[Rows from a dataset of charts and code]
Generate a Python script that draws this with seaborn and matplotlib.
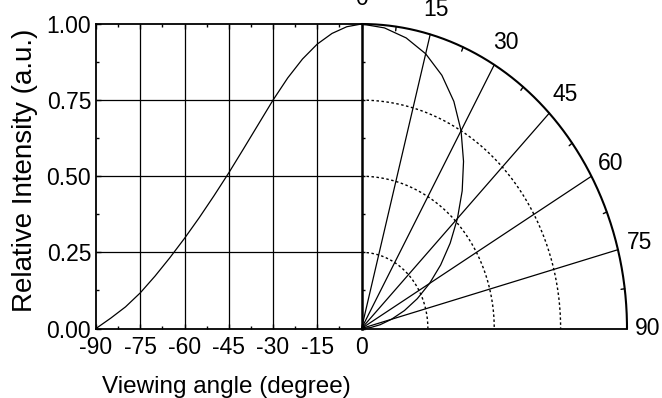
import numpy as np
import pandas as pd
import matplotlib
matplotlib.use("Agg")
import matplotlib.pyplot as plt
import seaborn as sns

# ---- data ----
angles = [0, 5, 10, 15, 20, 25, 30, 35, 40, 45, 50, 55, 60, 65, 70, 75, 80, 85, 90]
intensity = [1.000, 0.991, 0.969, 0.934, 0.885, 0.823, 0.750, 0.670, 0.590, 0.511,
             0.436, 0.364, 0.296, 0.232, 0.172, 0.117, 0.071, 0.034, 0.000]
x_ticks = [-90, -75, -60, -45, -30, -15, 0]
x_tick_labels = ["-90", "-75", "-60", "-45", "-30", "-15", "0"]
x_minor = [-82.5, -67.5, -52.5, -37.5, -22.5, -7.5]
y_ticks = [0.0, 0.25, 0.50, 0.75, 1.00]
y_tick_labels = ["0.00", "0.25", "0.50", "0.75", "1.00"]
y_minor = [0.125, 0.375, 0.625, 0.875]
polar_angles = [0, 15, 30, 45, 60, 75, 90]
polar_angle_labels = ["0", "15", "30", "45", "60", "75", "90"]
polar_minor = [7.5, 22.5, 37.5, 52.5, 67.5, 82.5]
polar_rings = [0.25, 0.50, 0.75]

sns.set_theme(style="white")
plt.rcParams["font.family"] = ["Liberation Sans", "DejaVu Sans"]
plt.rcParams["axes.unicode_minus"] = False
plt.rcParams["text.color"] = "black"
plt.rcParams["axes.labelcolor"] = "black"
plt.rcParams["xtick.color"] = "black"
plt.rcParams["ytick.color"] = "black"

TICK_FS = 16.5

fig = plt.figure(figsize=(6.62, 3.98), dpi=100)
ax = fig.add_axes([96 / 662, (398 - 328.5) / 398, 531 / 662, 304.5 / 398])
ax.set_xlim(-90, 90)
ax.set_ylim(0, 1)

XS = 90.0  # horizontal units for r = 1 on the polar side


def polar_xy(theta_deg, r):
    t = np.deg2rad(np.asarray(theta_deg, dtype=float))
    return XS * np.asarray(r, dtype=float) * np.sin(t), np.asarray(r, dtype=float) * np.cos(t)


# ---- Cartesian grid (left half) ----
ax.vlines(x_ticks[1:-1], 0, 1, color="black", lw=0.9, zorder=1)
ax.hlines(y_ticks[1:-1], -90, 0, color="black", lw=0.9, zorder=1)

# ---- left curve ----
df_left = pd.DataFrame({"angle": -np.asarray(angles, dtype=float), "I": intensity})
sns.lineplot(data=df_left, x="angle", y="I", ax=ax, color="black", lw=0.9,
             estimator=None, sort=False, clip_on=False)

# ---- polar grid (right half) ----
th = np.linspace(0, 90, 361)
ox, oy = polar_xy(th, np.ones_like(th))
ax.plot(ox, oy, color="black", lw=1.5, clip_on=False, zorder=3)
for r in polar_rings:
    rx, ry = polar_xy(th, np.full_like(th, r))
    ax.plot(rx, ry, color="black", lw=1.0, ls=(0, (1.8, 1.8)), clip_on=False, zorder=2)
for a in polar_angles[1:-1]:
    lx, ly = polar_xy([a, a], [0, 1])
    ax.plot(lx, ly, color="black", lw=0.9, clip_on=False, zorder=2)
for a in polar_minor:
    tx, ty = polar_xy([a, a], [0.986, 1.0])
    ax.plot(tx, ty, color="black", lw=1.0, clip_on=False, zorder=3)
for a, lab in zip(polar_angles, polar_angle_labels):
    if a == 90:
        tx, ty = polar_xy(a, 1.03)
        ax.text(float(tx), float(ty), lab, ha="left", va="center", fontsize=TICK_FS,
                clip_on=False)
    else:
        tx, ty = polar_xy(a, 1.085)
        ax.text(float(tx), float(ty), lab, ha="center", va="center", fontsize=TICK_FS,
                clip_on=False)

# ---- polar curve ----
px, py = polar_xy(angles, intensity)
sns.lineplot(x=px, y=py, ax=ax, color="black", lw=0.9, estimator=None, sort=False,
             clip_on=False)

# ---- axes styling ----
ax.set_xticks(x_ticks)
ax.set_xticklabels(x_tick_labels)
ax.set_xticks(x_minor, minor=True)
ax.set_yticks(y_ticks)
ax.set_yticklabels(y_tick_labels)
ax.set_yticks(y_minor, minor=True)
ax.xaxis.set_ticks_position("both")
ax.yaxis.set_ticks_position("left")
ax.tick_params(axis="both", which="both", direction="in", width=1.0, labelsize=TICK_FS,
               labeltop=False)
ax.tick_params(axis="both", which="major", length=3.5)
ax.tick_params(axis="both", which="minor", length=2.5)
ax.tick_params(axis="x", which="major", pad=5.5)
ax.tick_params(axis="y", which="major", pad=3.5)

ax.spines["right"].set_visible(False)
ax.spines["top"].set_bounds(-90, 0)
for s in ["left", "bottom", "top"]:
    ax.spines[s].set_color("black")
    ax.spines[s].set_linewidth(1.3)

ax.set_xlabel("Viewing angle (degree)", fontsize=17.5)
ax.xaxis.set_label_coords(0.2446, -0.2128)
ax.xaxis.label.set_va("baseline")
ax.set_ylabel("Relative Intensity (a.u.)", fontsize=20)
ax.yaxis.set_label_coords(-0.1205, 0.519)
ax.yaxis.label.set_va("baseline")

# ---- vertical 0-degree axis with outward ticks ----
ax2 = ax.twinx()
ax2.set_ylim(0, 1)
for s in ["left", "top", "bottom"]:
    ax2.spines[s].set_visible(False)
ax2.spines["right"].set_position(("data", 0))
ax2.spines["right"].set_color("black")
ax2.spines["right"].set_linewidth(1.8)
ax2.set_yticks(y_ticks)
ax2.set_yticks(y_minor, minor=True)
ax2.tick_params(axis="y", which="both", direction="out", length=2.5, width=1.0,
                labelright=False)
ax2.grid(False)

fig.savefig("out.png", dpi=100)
--
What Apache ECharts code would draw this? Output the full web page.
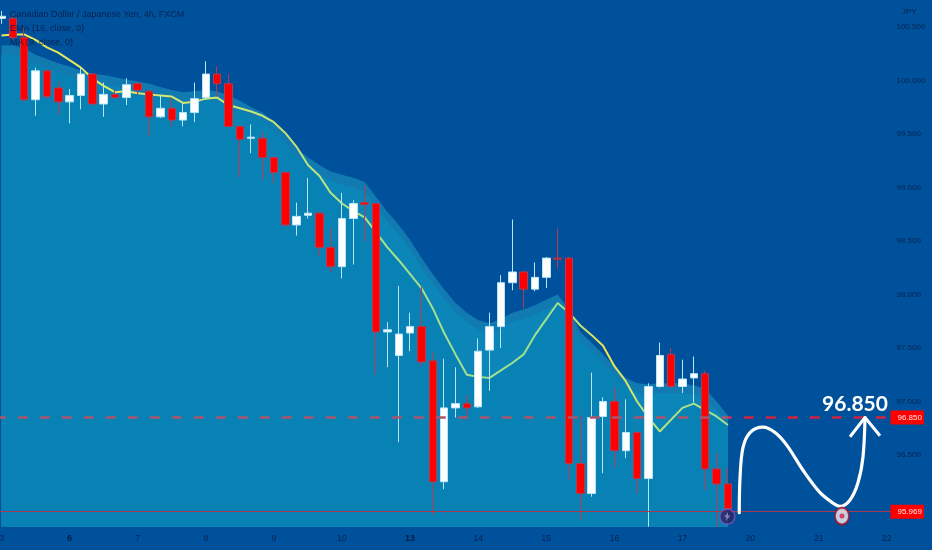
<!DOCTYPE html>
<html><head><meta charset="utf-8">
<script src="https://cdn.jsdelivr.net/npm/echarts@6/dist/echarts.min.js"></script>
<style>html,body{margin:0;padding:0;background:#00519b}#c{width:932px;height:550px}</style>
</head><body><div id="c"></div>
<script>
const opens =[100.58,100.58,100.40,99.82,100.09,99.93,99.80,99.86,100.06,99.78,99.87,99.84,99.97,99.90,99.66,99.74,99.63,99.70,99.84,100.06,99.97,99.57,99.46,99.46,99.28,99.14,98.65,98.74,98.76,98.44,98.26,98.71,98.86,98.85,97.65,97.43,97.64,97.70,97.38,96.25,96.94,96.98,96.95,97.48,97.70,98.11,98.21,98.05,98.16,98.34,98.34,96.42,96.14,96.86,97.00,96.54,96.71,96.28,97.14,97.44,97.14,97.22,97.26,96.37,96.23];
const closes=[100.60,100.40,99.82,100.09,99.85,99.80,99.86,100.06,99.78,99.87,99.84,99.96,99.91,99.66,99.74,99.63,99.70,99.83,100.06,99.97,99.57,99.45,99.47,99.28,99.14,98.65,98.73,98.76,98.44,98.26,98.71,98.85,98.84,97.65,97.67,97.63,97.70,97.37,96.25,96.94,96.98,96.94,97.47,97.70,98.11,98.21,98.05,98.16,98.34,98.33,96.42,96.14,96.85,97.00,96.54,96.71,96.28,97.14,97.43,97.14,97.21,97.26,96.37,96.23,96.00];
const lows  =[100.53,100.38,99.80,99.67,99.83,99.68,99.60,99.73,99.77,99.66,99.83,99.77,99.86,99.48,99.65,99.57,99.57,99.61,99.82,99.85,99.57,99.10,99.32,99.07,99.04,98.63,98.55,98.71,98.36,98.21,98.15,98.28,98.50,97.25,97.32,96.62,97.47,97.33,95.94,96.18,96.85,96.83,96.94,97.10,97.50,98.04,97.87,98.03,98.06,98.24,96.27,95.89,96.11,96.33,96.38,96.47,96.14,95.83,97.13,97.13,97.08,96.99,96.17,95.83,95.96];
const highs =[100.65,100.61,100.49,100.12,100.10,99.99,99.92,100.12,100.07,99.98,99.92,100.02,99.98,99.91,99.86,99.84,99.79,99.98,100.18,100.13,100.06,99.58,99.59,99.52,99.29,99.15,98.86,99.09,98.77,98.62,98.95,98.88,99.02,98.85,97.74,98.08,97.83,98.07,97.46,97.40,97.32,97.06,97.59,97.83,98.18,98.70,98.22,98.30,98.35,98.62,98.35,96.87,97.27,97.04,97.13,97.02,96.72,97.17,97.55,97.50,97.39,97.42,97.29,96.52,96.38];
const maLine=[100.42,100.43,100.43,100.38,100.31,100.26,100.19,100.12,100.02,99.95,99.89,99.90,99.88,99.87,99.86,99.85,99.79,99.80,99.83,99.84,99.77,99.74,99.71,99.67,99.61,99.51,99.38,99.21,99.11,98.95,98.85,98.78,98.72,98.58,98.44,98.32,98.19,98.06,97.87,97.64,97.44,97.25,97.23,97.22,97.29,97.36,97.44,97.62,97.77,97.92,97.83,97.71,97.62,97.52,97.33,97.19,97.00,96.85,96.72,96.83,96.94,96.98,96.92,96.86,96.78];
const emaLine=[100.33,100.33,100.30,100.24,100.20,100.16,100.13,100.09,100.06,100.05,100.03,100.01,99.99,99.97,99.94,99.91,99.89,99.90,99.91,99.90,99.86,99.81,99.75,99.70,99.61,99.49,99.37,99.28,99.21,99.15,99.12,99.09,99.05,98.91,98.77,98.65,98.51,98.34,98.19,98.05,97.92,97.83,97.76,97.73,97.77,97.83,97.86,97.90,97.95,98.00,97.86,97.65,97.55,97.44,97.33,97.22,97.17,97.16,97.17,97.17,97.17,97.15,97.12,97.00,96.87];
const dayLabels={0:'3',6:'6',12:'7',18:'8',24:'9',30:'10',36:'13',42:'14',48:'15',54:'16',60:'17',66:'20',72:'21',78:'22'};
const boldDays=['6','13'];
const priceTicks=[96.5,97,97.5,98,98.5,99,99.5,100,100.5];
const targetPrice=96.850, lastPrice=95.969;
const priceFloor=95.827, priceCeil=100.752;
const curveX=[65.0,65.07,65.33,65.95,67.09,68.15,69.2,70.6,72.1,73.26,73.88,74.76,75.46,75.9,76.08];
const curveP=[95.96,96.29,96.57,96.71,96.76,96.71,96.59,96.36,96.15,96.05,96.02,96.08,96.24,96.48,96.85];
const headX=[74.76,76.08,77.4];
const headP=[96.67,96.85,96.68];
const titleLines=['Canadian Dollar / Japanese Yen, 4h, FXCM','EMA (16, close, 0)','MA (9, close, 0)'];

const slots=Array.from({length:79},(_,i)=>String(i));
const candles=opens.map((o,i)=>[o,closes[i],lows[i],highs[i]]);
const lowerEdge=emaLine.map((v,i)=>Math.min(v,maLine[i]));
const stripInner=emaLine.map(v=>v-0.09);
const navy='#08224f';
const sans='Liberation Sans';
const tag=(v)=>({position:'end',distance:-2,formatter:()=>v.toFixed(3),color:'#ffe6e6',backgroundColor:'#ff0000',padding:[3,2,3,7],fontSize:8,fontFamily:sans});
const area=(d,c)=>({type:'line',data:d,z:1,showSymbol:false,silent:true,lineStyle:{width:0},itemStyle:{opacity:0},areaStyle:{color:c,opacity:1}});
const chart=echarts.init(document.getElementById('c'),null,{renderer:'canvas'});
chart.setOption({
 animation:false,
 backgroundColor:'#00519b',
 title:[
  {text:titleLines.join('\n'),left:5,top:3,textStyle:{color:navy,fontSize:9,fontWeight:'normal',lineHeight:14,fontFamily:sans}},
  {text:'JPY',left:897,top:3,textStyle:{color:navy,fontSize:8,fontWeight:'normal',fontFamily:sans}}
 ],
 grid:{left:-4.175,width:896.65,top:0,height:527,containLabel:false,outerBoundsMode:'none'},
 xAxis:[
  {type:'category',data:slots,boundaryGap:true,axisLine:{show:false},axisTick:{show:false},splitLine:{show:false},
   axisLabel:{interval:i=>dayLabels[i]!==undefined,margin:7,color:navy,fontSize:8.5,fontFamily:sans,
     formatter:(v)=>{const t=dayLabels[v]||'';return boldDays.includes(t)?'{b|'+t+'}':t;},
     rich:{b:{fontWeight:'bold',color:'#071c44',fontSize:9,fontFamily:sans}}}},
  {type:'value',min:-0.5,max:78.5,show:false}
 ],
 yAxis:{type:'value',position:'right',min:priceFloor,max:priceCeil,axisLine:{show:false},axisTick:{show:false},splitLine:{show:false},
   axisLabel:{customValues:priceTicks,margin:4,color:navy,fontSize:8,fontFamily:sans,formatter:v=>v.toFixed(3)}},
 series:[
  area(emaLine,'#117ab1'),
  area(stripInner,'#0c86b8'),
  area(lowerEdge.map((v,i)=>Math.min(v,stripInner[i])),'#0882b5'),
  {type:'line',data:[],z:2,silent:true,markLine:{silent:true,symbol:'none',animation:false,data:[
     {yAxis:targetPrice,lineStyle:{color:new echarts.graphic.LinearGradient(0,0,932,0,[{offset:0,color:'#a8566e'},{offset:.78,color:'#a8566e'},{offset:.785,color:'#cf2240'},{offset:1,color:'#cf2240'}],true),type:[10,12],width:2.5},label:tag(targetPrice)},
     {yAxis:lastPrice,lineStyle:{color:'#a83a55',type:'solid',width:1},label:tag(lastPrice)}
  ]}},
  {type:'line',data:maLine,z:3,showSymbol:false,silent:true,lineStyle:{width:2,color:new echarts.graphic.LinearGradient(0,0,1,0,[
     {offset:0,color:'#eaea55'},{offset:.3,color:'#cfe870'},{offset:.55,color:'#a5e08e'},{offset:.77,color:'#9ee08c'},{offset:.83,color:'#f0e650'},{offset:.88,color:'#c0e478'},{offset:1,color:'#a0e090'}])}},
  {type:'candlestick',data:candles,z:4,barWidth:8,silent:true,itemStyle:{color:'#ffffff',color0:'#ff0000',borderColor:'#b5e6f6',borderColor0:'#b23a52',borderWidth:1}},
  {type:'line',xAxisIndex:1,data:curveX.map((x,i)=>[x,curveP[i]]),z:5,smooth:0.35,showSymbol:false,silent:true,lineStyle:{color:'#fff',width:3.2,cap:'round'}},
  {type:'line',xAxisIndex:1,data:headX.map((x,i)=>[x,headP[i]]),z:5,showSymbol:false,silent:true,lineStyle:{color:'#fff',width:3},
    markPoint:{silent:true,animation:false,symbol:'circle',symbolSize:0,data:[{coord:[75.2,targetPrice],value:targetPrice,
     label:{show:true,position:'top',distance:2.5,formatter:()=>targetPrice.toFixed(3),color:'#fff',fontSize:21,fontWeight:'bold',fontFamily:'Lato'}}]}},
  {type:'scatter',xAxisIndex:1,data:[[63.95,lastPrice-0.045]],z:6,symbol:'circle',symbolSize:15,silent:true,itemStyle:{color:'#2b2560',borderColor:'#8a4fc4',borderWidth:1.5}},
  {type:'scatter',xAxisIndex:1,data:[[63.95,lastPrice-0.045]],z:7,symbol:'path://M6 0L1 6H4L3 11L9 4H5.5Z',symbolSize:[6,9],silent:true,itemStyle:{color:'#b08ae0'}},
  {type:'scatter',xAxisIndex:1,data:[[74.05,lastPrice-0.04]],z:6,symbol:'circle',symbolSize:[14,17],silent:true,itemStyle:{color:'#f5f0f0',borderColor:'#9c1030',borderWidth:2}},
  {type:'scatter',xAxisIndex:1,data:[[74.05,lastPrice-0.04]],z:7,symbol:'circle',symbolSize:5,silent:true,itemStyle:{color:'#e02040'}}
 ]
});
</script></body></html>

_THE PROBLEM_
Show every line where the string "seaborn" appears.

_REPLY TO THE EXERCISE_
Generate a Python script that draws this with seaborn and matplotlib.
import seaborn as sns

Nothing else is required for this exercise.